Nu is het ook weer niet zo dat Jackson iedere maand in de bioscoop zit bij zijn eigen films. Of überhaupt zijn zojuist geschoten filmscènes terugkijkt. Niet nodig. Daarvoor is Big Jack veel te zelfverzekerd. ‘Ik kijk niets terug ter controle. Waarom zou ik? Het voelt goed of niet. Als ik acteer, doe ik keer op keer hetzelfde trucje. Ik weet precies wat ik wil doen. Filmsets zijn mijn speeltuin.’ Dat laatste kunnen we beamen, na Jacksons bezoek aan Amsterdam in 2016. Voor de opnames van actiespektakel ­ The Hitman’s Bodyguard mocht de Amerikaan in een speedboat met Mach 10 door onze grachten scheuren. ‘Ik hou van popcornfilms en pakkende teksten die je zo op een T-shirt kunt afdrukken,’ zei Jackson in het AD over zijn onvoorwaardelijke liefde voor actie. ‘Films moeten vermakelijk zijn. Zet je hersens uit. Je hoeft het plot niet te achterhalen. Maak je niet druk over wie het heeft gedaan. Geniet gewoon.’

Vloeken

Nog zo’n passie van Jackson: vloeken. In de laatste halve eeuw verhief de acteur het uitspreken van de term motherfucker tot kunstvorm. In 2020 deed hij dan ook, live op tv, een ontnuchterende ontdekking. Het record voor het meeste gevloek is in handen van motherfucking Jonah Hill. En daarna Leonardo Dicaprio. En pas dáárna Jackson. Niet Pulp Fiction (265 stoute woordjes), maar The Wolf of Wall Street is met 715 scheldwoorden de film met het meeste gevloek en getier aller tijden. ‘Bullshit!’ reageerde Jackson geheel in stijl. ‘Jonah Hill en Leo? Werkelijk? Ik geloof dat niet. Iemand heeft verkeerd geteld.’ Om daar later droogjes aan toe te voegen: ‘Op straat word ik vaak aangesproken door fans die willen dat ik hen uitscheld terwijl zij mij met hun mobieltje filmen.

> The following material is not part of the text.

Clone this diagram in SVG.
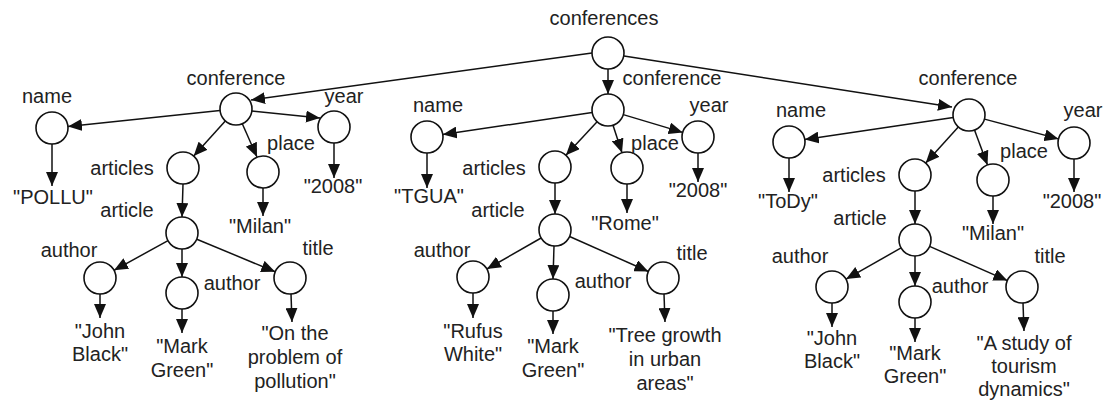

Als dat op een verkeerd moment gebeurt, zoals veel te vroeg in de ochtend, kost het mij weinig moeite om hen de huid vol te schelden.’

Met 5,7 miljard (!) dollar aan filmopbrengsten, honderden motherfucking films op zijn naam en vijftig jaar onder de leden, was het lang wachten voor Jackson om nog eens een keer een Oscar-beeldje in ontvangst te nemen. Na een niet-ver-zilverde nominatie voor zijn rol in Pulp Fiction, vroeg de veteraan zich lang af of hij ooit nog eens die ultieme erkenning zou krijgen. ‘Ik denk dat zwarte mensen alleen maar iets winnen als ze iets vreselijks doen op beeld, zoals Denzel Washington die een hele nare agent speelde in Training Day,’ bromde hij onlangs nog in The Times. ‘En die nominatie voor Pulp Fiction, die had ik gewoon moeten winnen.’

Vorig jaar was het dan toch zover. Soort van. In maart kreeg Jackson een ere-Oscar uitgereikt, voor zijn levenslange bijdrage aan de filmindustrie. En daar kan Jackson best mee leven. ‘Het is best dope om een Oscar direct uit handen van de Motion Picture Academy te ontvangen. Die andere manier, dat mensen op je stemmen en zo, is natuurlijk ook wel geinig. Maar dit is toch net iets leuker.’